The Excuse of “Election Integrity"
They didn’t teach this in school either
A short time ago I had a short conversation about voting with a distant friend, a local professional woman, a faithful attendee of a relatively liberal local protestant church. I was rendered briefly speechless when she asserted, “I don’t think everyone should be allowed to vote.” Asked for clarification, she added that she thought that only “educated” people should be allowed. The statement rang in my ears for days. Whom would she qualify as “educated”, someone who could pass a literacy test?
I’ve been mulling over that encounter ever since. Growing up in the 1960s with awareness of the southern states’ voter suppression—and with the passage of the Voting Rights Act of 1965—I conceived of U.S. History as a punctuated march of voting rights expansion from white male landowners to former male slaves to women to eighteen year olds of both sexes (on the grounds that if they or their husbands and boyfriends could be drafted and die in Vietnam they should be allowed to vote)—and now to felons who had duly served their sentence and rejoined society. “I don’t think everyone should be allowed to vote” rang in my ears like screeching brakes. For me the assertion violates a basic principle of fairness in small d democratic government. If not everyone over a certain age, then what criteria should we chose, and, perhaps more importantly, who gets to decide whom to allow?
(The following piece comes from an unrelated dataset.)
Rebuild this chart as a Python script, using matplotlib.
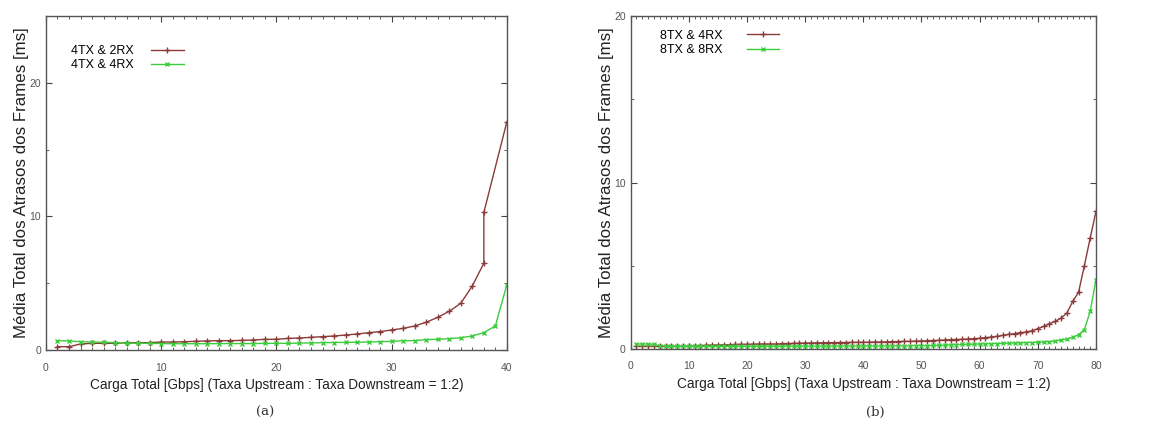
import numpy as np
import matplotlib
matplotlib.use('Agg')
import matplotlib.pyplot as plt
from matplotlib.ticker import MultipleLocator

plt.rcParams['font.family'] = ['Liberation Sans', 'DejaVu Sans']

# Panel (a): load 1..40 Gbps
x_a = list(range(1, 39)) + [38, 40]
red_a = [0.25, 0.25, 0.45, 0.5, 0.5, 0.5, 0.55, 0.55, 0.55, 0.6,
         0.6, 0.62, 0.65, 0.68, 0.7, 0.7, 0.72, 0.75, 0.8, 0.8,
         0.87, 0.9, 0.95, 1.0, 1.05, 1.12, 1.2, 1.3, 1.38, 1.5,
         1.62, 1.8, 2.08, 2.45, 2.9, 3.5, 4.8, 6.5, 10.3, 17.1]
x_a2 = list(range(1, 41))
green_a = [0.7, 0.68, 0.62, 0.6, 0.58, 0.55, 0.52, 0.5, 0.5, 0.48,
           0.47, 0.47, 0.47, 0.47, 0.48, 0.48, 0.48, 0.48, 0.5, 0.5,
           0.5, 0.52, 0.53, 0.55, 0.56, 0.57, 0.58, 0.6, 0.62, 0.65,
           0.7, 0.7, 0.78, 0.8, 0.85, 0.92, 1.05, 1.3, 1.8, 4.9]

# Panel (b): load 1..80 Gbps
x_b = list(range(1, 81))
red_b = [0.16, 0.16, 0.16, 0.16, 0.16, 0.16, 0.16, 0.16, 0.16, 0.16,
         0.18, 0.2, 0.22, 0.24, 0.24, 0.25, 0.26, 0.27, 0.28, 0.28,
         0.29, 0.3, 0.3, 0.3, 0.3, 0.32, 0.33, 0.34, 0.35, 0.36,
         0.36, 0.37, 0.37, 0.38, 0.38, 0.39, 0.39, 0.4, 0.4, 0.4,
         0.41, 0.42, 0.42, 0.43, 0.44, 0.45, 0.46, 0.46, 0.47, 0.48,
         0.5, 0.51, 0.52, 0.54, 0.56, 0.57, 0.58, 0.6, 0.62, 0.64,
         0.68, 0.72, 0.76, 0.82, 0.88, 0.92, 0.98, 1.02, 1.1, 1.22,
         1.36, 1.52, 1.66, 1.86, 2.16, 2.86, 3.4, 5.0, 6.66, 8.26]
green_b = [0.3, 0.3, 0.3, 0.28, 0.2, 0.18, 0.17, 0.16, 0.16, 0.16,
           0.16, 0.16, 0.16, 0.16, 0.16, 0.16, 0.16, 0.16, 0.16, 0.16,
           0.16, 0.16, 0.16, 0.16, 0.16, 0.17, 0.17, 0.17, 0.17, 0.17,
           0.17, 0.17, 0.17, 0.17, 0.17, 0.18, 0.18, 0.18, 0.18, 0.18,
           0.18, 0.18, 0.18, 0.19, 0.19, 0.19, 0.19, 0.19, 0.2, 0.2,
           0.2, 0.21, 0.22, 0.23, 0.25, 0.26, 0.27, 0.28, 0.29, 0.3,
           0.31, 0.32, 0.33, 0.34, 0.35, 0.36, 0.37, 0.38, 0.39, 0.4,
           0.42, 0.45, 0.48, 0.55, 0.6, 0.7, 0.86, 1.16, 2.26, 4.16]

red_col = '#8b3a3a'
green_col = '#3dcc3d'
tick_col = '#555555'
xlabel = 'Carga Total [Gbps] (Taxa Upstream : Taxa Downstream = 1:2)'
ylabel = 'Média Total dos Atrasos dos Frames [ms]'

fig = plt.figure(figsize=(11.61, 4.22), dpi=100)
ax1 = fig.add_axes([0.0396, 0.1706, 0.397, 0.791])
ax2 = fig.add_axes([0.5432, 0.173, 0.4008, 0.789])


def style(ax, xmax, ymax):
    ax.set_xlim(0, xmax)
    ax.set_ylim(0, ymax)
    ax.xaxis.set_major_locator(MultipleLocator(10))
    ax.xaxis.set_minor_locator(MultipleLocator(1))
    ax.yaxis.set_major_locator(MultipleLocator(10))
    ax.yaxis.set_minor_locator(MultipleLocator(5))
    ax.tick_params(which='both', direction='in', top=True, right=True,
                   colors='#444444', labelcolor=tick_col, labelsize=7.5)
    ax.tick_params(axis='x', which='major', pad=9)
    ax.tick_params(which='major', length=4)
    ax.tick_params(which='minor', length=2.5)
    for s in ax.spines.values():
        s.set_color('#555555')
        s.set_linewidth(1.0)
    ax.set_xlabel(xlabel, fontsize=9.8, color='#222222', labelpad=4)
    ax.set_ylabel(ylabel, fontsize=12.2, color='#222222', labelpad=0)


ax1.plot(x_a, red_a, color=red_col, marker='+', markersize=4.5, linewidth=1.0,
         label='4TX & 2RX')
ax1.plot(x_a2, green_a, color=green_col, marker='x', markersize=3.5, linewidth=1.0,
         label='4TX & 4RX')
style(ax1, 40, 25)
ax1.legend(loc='upper left', bbox_to_anchor=(0.035, 0.94), frameon=False,
           markerfirst=False, fontsize=9, handlelength=2.6, labelspacing=0.2,
           handletextpad=1.4, borderaxespad=0.3)

ax2.plot(x_b, red_b, color=red_col, marker='+', markersize=4.5, linewidth=1.0,
         label='8TX & 4RX')
ax2.plot(x_b, green_b, color=green_col, marker='x', markersize=3.5, linewidth=1.0,
         label='8TX & 8RX')
style(ax2, 80, 20)
ax2.legend(loc='upper left', bbox_to_anchor=(0.045, 0.985), frameon=False,
           markerfirst=False, fontsize=9, handlelength=2.6, labelspacing=0.2,
           handletextpad=1.9, borderaxespad=0.3)

fig.text(265 / 1161, 1 - 412 / 422, '(a)', ha='center', va='center',
         fontsize=9.5, family='DejaVu Serif', color='#333333')
fig.text(875 / 1161, 1 - 412 / 422, '(b)', ha='center', va='center',
         fontsize=9.5, family='DejaVu Serif', color='#333333')

fig.savefig('out.png', dpi=100)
Trump’s Big Lie that the election was stolen from him by widespread voter fraud is an excuse that the Republican Party has formed into a call for “election integrity”. Pursuing “election integrity” is a thinly veiled, coded excuse for limiting the right and means and places to vote for certain groups of people deemed statistically unlikely to support Republican candidates. An Arizona State Republican said the quiet part out loud to CNN in 2021:
“There’s a fundamental difference between Democrats and Republicans,” he [State Representative John Kavanaugh] told CNN. “Democrats value as many people as possible voting, and they’re willing to risk fraud. Republicans are more concerned about fraud, so we don’t mind putting security measures in that won’t let everybody vote — but everybody shouldn’t be voting … Not everybody wants to vote, and if somebody is uninterested in voting, that probably means that they’re totally uninformed on the issues. Quantity is important, but we have to look at the quality of votes, as well.”
“Quality of votes” sounds a lot like “educated”. It begs the question: Educated by whom and about what? This is about the power of a minority to change voting rules to shore up their power. It should remind us that the modern day Republican Party is, at its base, profoundly anti-small-d-democratic. The modern day Republican Party does not believe that a majority of citizens should determine their representation in government. Instead, only a majority of voters of a certain “quality”—a “quality” defined by Republicans—should make that determination.
We tend to think the results of elections are determined solely by the final vote counts—but that is hopelessly naive. Elections are determined by those who set the rules.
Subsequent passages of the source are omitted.